Die Bevölkerung eines Landes ist sehr divers in ihren Interessen, daher sind Konflikte auf staatlicher Ebene unvermeidbar. Das parlamentarische System leugnet diese Konflikte nicht, sondern macht sie durchsichtig, beobachtbar und entscheidbar. Wenn diese Entscheidungen länger nicht zur Zufriedenheit der Bevölkerung gefällt werden, können die Parlamentarieren als Repräsentanten derer, die sie gewählt haben, in die Wüste geschickt und/oder die Regierung gestürzt werden. Auf der Beziehungsebene (=Sozialdimension der Kommunikation) ist das Wahlvolk den Parlamentariern übergeordnet, auch wenn es die dann beschlossenen Gesetze (die aber änderbar bleiben) zu befolgen hat. Auf der Inhaltsebene der Kommunikation (=Sachdimension) ist es weder dem einzelnen Wähler, noch dem einzelnen Parlamentarier oder auch einem Regierungschef möglich allein in allen Bereichen kompetent zu sein und entsprechend intelligente Entscheidungen zu fällen. Hier können sich Abgeordnete schlau machen, Gremien bilden, Experten zu Rate ziehen usw. (=“Mehrhirndenken“ durch Etablierung spezifischer kommunikativer Foren). Solche – oft sehr komplexe – Detailfragen kann das Wahlvolk meist nicht angemessen entscheiden (wenn es ihm doch zugemutet wird, kommt es – wie das Brexitreferendumg zeigt – zu idiotischen Entscheidungen. Das parlamentarische System kombiniert die Zuverlässigkeit der Entscheidungsfindung aufgrund berechenbarer und stabiler Strukturen mit einem hohen Maß an Flexibilität, das erlaubt, Fehlentscheidungen relativ zeitnah zu korrigieren.

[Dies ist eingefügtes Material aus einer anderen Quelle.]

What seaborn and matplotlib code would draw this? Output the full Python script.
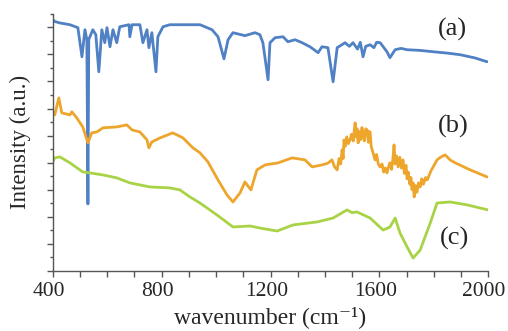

Populisten versuchen die Alleinherrschaft anzustreben und legitimieren ihren Machtanspruch damit, dass sie allein für das (nicht näher definierte) Volk sprechen. Alle (unvermeidbaren) Konflikte innerhalb eines Staates werden zu Innen-außen-Konflikten umdefiniert, d.h. zwischen den Vertretern der „wahren“ Interessen des Volkes und denen, die nicht zum Volk gehören bzw. dessen „Feinde“ sind. Damit fällt aber ein beträchtlicher Teil der Bevölkerung durch den Rost – was früher oder später den Populisten dann auf die Füße fallen muss; deswegen landen alle früher oder später bei totalitären Strukturen, in denen jede Opposition unterdrückt und kontrolliert wird. Eine Methode, die bislang in der Geschichte noch nie sehr lange funktioniert hat (obwohl die neuesten, technikgestützten chinesischen Kontrollversuche der eigenen Bevölkerung hier vielleicht eine neue historische Epoche eröffnen könnten).


Aber so weit ist es weder bislang mit den USA noch GB gekommen. Noch scheinen die demokratischen Institutionen sich nicht völlig aufgegeben zu haben.